Отец Георгий был всегда слаб здоровьем, подвержен всяческим недугам и хворям. В последние пять лет он страдал тяжелой болезнью: кто-то говорил о лейкемии, может быть, это была другая патология крови; в общем, болезнь необратимая и прогрессирующая. Лечение предполагало прием очень сильных лекарств, из-за которых у него развивалась чрезвычайная слабость. По мере того как болезнь прогрессировала, в последние два года он едва держался на ногах, часто был вынужден на что-нибудь опираться, шатался, шаркал. В общем, сам пребывал в состоянии, похожем на то, которое испытывали многие его маленькие прихожане из детской онкологической больницы. Но он по-прежнему не жалел себя.

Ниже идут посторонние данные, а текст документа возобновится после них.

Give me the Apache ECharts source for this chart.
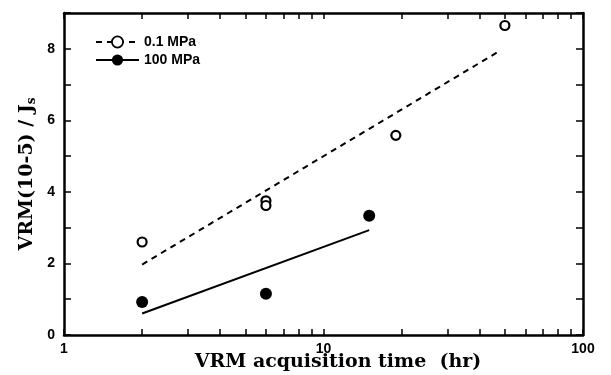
<!DOCTYPE html>
<html><head><meta charset="utf-8">
<script src="https://cdn.jsdelivr.net/npm/echarts@6/dist/echarts.min.js"></script>
<style>html,body{margin:0;padding:0;background:#fff}#c{width:611px;height:375px}</style>
</head><body><div id="c"></div>
<script>
const timeOpen = [2, 6, 6, 19, 50];
const vrmOpen = [2.6, 3.75, 3.62, 5.58, 8.65];
const timeFilled = [2, 6, 15];
const vrmFilled = [0.92, 1.15, 3.33];
const fitOpenT = [2, 48];
const fitOpenV = [1.97, 7.95];
const fitFilledT = [2, 15];
const fitFilledV = [0.6, 2.93];
const xTickValues = [1,2,3,4,5,6,7,8,9,10,20,30,40,50,60,70,80,90,100];
const xLabelValues = [1, 10, 100];
const yLabelValues = [0, 2, 4, 6, 8];

const zip = (a, b) => a.map((v, i) => [v, b[i]]);
const axisLineStyle = {color: '#000', width: 2.5};
const labelFont = {fontFamily: 'Liberation Sans', fontWeight: 'bold', fontSize: 14, color: '#000'};
const titleFont = {fontFamily: 'DejaVu Serif', fontWeight: 'bold', fontSize: 19, color: '#000'};

const xBase = {
  type: 'log', logBase: 10, min: 1, max: 100,
  axisLine: {show: true, onZero: false, lineStyle: axisLineStyle},
  axisTick: {show: true, inside: true, length: 6, lineStyle: {color: '#000', width: 1.5}, customValues: xTickValues},
  splitLine: {show: false}, minorTick: {show: false}
};
const yBase = {
  type: 'value', min: 0, max: 9, interval: 1,
  axisLine: {show: true, onZero: false, lineStyle: axisLineStyle},
  axisTick: {show: true, inside: true, length: 7, lineStyle: {color: '#000', width: 1.5}},
  splitLine: {show: false}
};

const option = {
  animation: false,
  grid: {left: 64, right: 28, top: 13, bottom: 40, outerBoundsMode: 'none', containLabel: false},
  legend: {
    left: 90, top: 30, orient: 'vertical', itemGap: 4, itemWidth: 43, itemHeight: 14,
    textStyle: {fontFamily: 'Liberation Sans', fontWeight: 'bold', fontSize: 14, color: '#000'},
    data: [
      {name: '0.1 MPa', itemStyle: {color: '#fff', borderColor: '#000', borderWidth: 1.8}},
      {name: '100 MPa'}
    ]
  },
  xAxis: [
    Object.assign({}, xBase, {
      position: 'bottom',
      axisLabel: Object.assign({show: true, margin: 7, customValues: xLabelValues}, labelFont),
      name: 'VRM acquisition time  (hr)', nameLocation: 'middle', nameGap: 18, nameMoveOverlap: false,
      nameTextStyle: Object.assign({padding: [0, 0, 0, 29]}, titleFont)
    }),
    Object.assign({}, xBase, {position: 'top', axisLabel: {show: false}})
  ],
  yAxis: [
    Object.assign({}, yBase, {
      position: 'left',
      axisLabel: Object.assign({show: true, margin: 9, customValues: yLabelValues}, labelFont),
      name: '{a|VRM(10-5) / J}{s|s}', nameLocation: 'middle', nameGap: 26, nameMoveOverlap: false,
      nameTextStyle: Object.assign({rich: {a: titleFont, s: Object.assign({}, titleFont, {fontSize: 12, padding: [10, 0, 0, 0]})}}, titleFont)
    }),
    Object.assign({}, yBase, {position: 'right', axisLabel: {show: false}})
  ],
  series: [
    {
      name: '0.1 MPa', type: 'line', data: zip(fitOpenT, fitOpenV),
      showSymbol: false, symbol: 'circle', symbolSize: 9,
      lineStyle: {color: '#000', width: 2, type: [6, 5]},
      itemStyle: {color: '#fff', borderColor: '#000', borderWidth: 2}
    },
    {
      name: '100 MPa', type: 'line', data: zip(fitFilledT, fitFilledV),
      showSymbol: false, symbol: 'circle', symbolSize: 11,
      lineStyle: {color: '#000', width: 2},
      itemStyle: {color: '#000'}
    },
    {
      name: 'open', type: 'scatter', data: zip(timeOpen, vrmOpen),
      symbol: 'circle', symbolSize: 9,
      itemStyle: {color: '#fff', borderColor: '#000', borderWidth: 2.2, opacity: 1}
    },
    {
      name: 'filled', type: 'scatter', data: zip(timeFilled, vrmFilled),
      symbol: 'circle', symbolSize: 12,
      itemStyle: {color: '#000', opacity: 1}
    }
  ]
};
const chart = echarts.init(document.getElementById('c'));
chart.setOption(option);
</script>
</body></html>
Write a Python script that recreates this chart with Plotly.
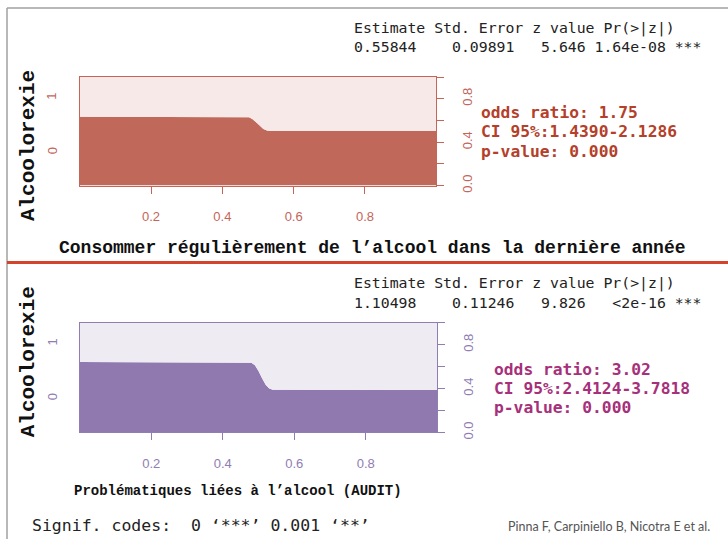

Рижский издатель журнала «Христианос» и друг отца Георгия Наталия Большакова рассказала: «Однажды вечером после длинного трудового дня, который начался с литургии, потом – лекции, и уже после работы в Библиотеке иностранной литературы – он говорит, что еще должен сегодня поехать куда-то далеко, чтобы исповедовать какого-то больного человека, причем незнакомого.
А сам уже на пределе – страшно устал, чувствует себя плохо. Машины, естественно, нет, добираться туда долго и сложно. Я предлагаю позвонить, сказать, что не может приехать, что далеко, уже поздно, чтобы завтра позвали священника из церкви, которая поближе к дому, – ведь в Москве пятьсот священников; раз отец Георгий не его духовник, значит, можно и другого позвать, нет необходимости именно ему ехать… Отец Георгий соглашается – да, сейчас позвоню, всё правильно и нет никаких сил… Звонит, просит прощения, что он еще не едет, потому что только что освободился, уточняет, как доехать, где делать пересадку и т. д. Потом смотрит виновато: “Надо ехать, не могу я не поехать…”»
Необычайный дар красноречия, которым обладал отец Георгий, сделал из него исключительного проповедника, так что некоторые его друзья шутя называли его «русским Златоустом». В особенности в первые годы после его рукоположения интеллектуалы и молодые люди, обычно Церковь не посещавшие, воскресным, не слишком ранним утром шли в храм Космы и Дамиана, что в центре Москвы, послушать образованного священника. Проповеди, как правило, посвященные Евангелию или литургическому празднику дня, были глубокими размышлениями, в центре которых всегда стоял Христос, встреча с Ним, жизнь в Боге. Впрочем, в них вмещалось всё: Пушкин, Гораций и римская поэзия, Тереза из Лизьё, Максим Исповедник и мать Тереза, Флоренский и Бродский, преподобный Сергий и Сент-Экзюпери, но также – война в Чечне и актуальные политические проблемы России. Всё служило обрамлением и материалом для благовестия. Не помню, чтобы я слышал от него хоть одну скучную нравоучительную проповедь (вроде сухой лекции по катехизации или догматического трактата), гневную филиппику или бичевание сегодняшних нравов. Его русский язык был литературным, но без манерничанья, доводы – оригинальными. Он говорил увлеченно и даже пылко; слушать его было всегда приятно.
Но было нечто, что поражало в его проповедях еще больше, чем эрудиция и ораторский талант: глубина и искренность. Георгий Чистяков был человеком, влюбленным в Христа, в жизнь с Богом, в Евангелие, в служение другим и во всё хорошее и прекрасное, что создали люди всех эпох и культур. Человеческая гениальность говорила ему о Боге. Была в нем некая основополагающая наивность, которая, в общем-то, вступала в противоречие с глубиной эрудиции, смелостью и дерзновенностью его мыслей. Врожденная добродетель, которую можно назвать целомудрием («не только в сексуальном, побочном значении», – говорил он всякий раз, когда использовал этот термин, цитируя замечательного богослова Александра Шмемана). «Он любил Христа, как ребенок» – назвал свой некролог известный московский журналист Дмитрий Власов, его друг. Именно эта чистота евангельского ребенка, чистота влюбленного в Христа позволяла ему улавливать красоту повсюду.